The second part of HBO’s documentary “Tiger” is a revealing portrait of his fall from the top of the mountain. We can argue who made a greater comeback – Tiger or Ben Hogan – another time, but the return to glory is limited to less than 15 minutes of this 1 hour, 41-minute production. Everyone loves a comeback, but going back to biblical times the story of “the fall” is way more compelling.
Part two begins with video of Tiger at Mountain Warfare Training Center in La Posta, California, and ESPN’s Wright Thompson tells viewers how 25 days after Tiger buried his dad in 2006, he went there to train with Navy Seals. One of them asks, “Why is the greatest golfer running around playing G.I. Joe?” Thompson recounts. “Tiger looked at him and said, ‘My dad.’ ”
Thompson concludes that Tiger losing his father left “an Earl Woods size hole in his life.”
None of this is really new reporting, but the video clips make it seem more vivid and real. Caddie Steve Williams simply repeats what he wrote in his book and had previously told journalists, but when he looks in the camera and says how Tiger, who spent his 31st birthday at a “Kill house” with Navy Seals, considered giving up golf to join the Navy Seals, it feels more believable.
And there are some great nuggets throughout, including that whenever Tiger participated in these Navy Seal training activities, he “always seemed to get kicked in his left knee,” suggesting that at least some of the injuries he endured and surgeries he required may have been self-inflicted.
Next the story dives deep into his double life and rehashes his many sexual escapades with the Perkins waitress Mindy Lawton and for the first time we hear from Rachel Uchitel, who was having an affair with Tiger when he is busted by the National Enquirer. We are led to believe that Tiger fell hard for the “what happens in Vegas, stays in Vegas” lifestyle, with the best line being supplied second-hand by author Armen Keteyian.
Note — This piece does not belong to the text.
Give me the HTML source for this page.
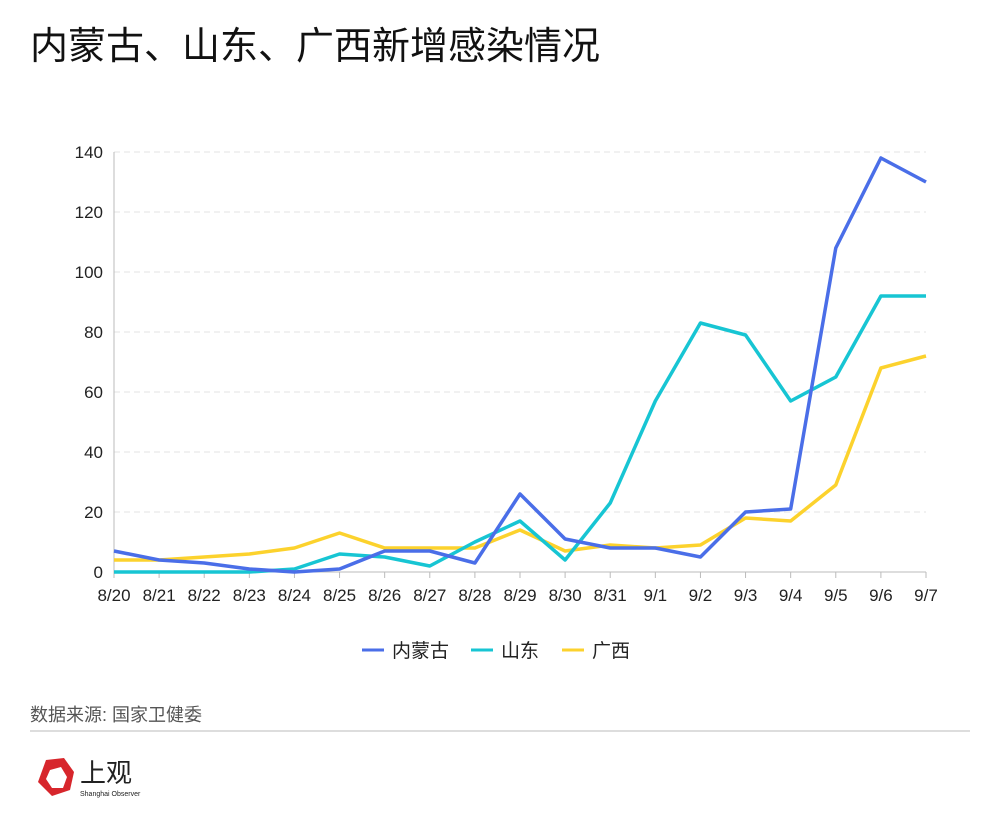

When Tiger asked Michael Jordan what he is supposed to say to the girls he meets, Jordan answers, “Tell them you’re Tiger Woods!”
Amber Lauria, a friend of Tiger’s and whose uncle is World Golf Hall of Famer Mark O’Meara, seems to have the best understanding of Tiger of anyone who spent real time with him away from the golf course. She gives this telling assessment of Tiger before his carefully constructed image blew up after his car hit a fire hydrant in the wee hours of the morning post-Thanksgiving dinner 2009.
“He was sick of trying to hide who he was, but he was so scared of the real Tiger not living up to the Tiger that everybody else thinks he is,” she concludes.
The segment on Tiger being arrested for DUI on Memorial Day 2017 is the toughest to watch. This is rock bottom for one of the greatest athletes of all time, who is shown unable to even tie his shoes. But even the biggest Tiger fan should understand the depths of his fall to truly appreciate the amazing story of golf’s version of “Humpty Dumpty” being put back together and returning to the top of the wall, back on the throne as Masters champion in 2019.
It was a little odd that the producers glossed over his win before that at the 2018 Tour Championship, showing video of the triumphant scene at 18, but never acknowledging his victory there. I’m assuming David Duval declined to participate, but producers should still have given him credit rather than just have Keteyian “borrow” his immortal line of the young pros wanting a shot at Tiger on a Sunday in a major: “The F— you do.”
This was the documentary’s chance to add something new to the conversation and go beyond the reporting of the unauthorized Tiger bio of which it is based. While short shrift is given to his renaissance after his spinal-fusion, the documentary does present a few moments that depict his gratitude to be playing golf again and how Tiger has changed as a person. But maybe longtime Tiger chronicler Pete McDaniel said it best, “We always try to make him more than he is and that goes back to Earl.”
Can you imagine the pressure to live up to the expectations heaped on him by his father, who once said, “Tiger will do more than any other man in history to change the course of humanity. … He is the Chosen One. He’ll have the power to impact nations. Not people. Nations,” and would have a greater humanitarian influence than Nelson Mandela, Gandhi, or the Buddha?
Tiger’s agent Mark Steinberg was quick to put out a statement denouncing the “Tiger” doc as another failed attempt to tell his client’s story. While it seems unlikely we’ll ever get the unvarnished truth from Tiger, he is reportedly working on an autobiography and while his co-author hasn’t been officially confirmed, it has been rumored to be J.R. Moehringer, who previously teamed with Andre Agassi on one of the most candid and revealing sports bios in the genre. For fans who crave to better understand Tiger’s life, this HBO documentary is worth seeing, but we can only hope for more to come.